◆ **Source code of charts**
— Begin —

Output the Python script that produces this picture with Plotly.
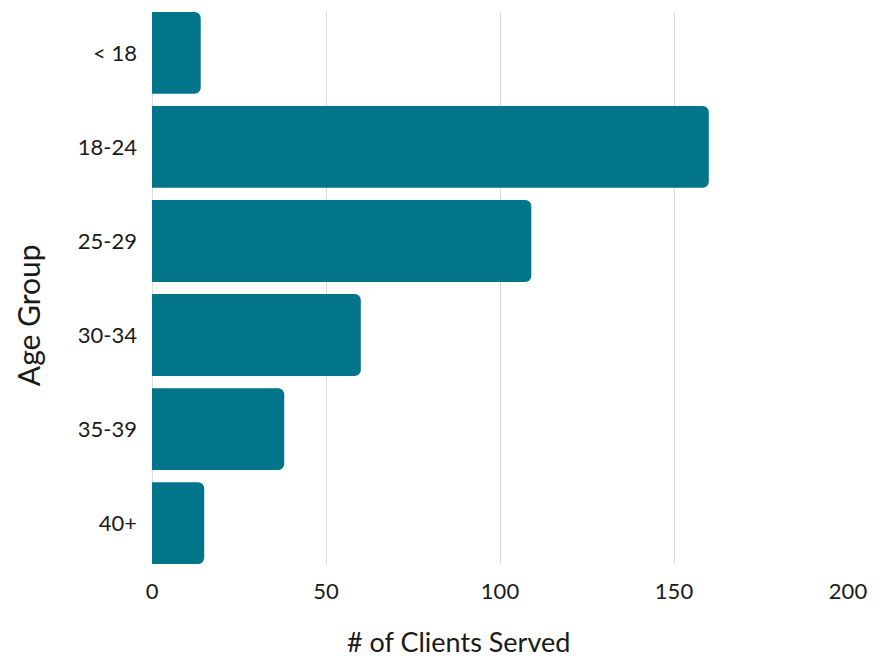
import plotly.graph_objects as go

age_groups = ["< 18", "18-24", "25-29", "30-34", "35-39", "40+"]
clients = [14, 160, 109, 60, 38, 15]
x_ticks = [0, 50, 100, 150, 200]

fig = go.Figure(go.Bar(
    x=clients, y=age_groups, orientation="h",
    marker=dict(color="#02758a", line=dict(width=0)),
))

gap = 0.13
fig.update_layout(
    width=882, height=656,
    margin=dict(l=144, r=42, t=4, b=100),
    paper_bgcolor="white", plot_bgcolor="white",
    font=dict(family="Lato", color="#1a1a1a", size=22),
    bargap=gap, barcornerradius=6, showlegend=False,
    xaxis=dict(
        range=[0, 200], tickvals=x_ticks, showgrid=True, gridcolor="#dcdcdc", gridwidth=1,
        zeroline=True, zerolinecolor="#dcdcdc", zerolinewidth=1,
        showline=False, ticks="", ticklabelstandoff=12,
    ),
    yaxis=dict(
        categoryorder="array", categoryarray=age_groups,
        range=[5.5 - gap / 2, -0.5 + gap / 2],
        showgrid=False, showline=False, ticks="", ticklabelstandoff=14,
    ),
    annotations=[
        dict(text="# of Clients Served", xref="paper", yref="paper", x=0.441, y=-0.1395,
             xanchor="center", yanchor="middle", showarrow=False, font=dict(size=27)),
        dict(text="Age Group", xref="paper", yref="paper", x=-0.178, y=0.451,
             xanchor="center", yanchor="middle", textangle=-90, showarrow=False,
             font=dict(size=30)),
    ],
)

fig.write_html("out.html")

— End —
— Begin —

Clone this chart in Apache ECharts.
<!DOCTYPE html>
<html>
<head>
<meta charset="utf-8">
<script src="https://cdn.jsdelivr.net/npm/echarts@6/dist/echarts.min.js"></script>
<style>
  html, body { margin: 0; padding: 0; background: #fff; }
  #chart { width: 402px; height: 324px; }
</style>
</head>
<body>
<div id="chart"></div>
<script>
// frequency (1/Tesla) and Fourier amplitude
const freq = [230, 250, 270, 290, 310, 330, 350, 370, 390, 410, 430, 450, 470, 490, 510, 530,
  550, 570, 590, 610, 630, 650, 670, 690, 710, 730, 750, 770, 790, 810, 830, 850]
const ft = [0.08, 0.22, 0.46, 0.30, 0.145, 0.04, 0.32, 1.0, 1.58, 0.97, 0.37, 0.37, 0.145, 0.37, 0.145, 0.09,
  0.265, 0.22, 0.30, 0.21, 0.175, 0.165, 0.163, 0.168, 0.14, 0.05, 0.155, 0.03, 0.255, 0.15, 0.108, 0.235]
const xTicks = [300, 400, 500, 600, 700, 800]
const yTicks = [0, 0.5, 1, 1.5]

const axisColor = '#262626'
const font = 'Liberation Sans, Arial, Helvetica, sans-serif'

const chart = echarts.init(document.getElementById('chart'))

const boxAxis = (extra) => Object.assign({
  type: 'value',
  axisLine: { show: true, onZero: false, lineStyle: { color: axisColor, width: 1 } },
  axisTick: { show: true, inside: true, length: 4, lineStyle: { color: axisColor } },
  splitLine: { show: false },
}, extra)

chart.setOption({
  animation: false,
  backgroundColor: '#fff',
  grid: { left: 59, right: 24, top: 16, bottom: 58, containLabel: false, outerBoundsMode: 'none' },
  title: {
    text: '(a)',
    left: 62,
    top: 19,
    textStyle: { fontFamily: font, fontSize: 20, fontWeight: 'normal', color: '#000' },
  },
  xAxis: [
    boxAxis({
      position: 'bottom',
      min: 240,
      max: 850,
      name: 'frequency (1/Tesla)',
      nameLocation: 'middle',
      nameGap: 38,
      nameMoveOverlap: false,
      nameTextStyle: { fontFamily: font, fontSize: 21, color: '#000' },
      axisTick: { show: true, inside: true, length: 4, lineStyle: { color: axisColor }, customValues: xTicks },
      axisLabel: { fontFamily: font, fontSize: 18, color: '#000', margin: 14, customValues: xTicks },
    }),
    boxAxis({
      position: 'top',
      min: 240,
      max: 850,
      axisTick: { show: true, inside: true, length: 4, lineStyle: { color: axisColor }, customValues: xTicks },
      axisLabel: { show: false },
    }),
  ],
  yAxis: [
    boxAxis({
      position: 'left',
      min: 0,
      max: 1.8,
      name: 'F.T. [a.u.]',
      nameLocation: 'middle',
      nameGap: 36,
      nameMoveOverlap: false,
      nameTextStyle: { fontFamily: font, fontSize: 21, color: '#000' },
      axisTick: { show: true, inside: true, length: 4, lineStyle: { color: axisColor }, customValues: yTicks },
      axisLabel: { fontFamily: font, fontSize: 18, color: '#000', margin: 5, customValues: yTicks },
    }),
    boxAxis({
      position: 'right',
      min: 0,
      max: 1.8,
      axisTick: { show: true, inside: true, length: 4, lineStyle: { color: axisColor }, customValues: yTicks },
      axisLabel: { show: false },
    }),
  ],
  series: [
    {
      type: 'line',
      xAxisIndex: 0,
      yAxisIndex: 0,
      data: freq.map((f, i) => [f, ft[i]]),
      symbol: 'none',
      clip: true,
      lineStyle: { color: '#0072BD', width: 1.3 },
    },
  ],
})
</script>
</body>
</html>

— End —

◆ **Short task**
Filter the data, keeping only the lines that contain "this".

◆ **Complete response**
Output the Python script that produces this picture with Plotly.
Clone this chart in Apache ECharts.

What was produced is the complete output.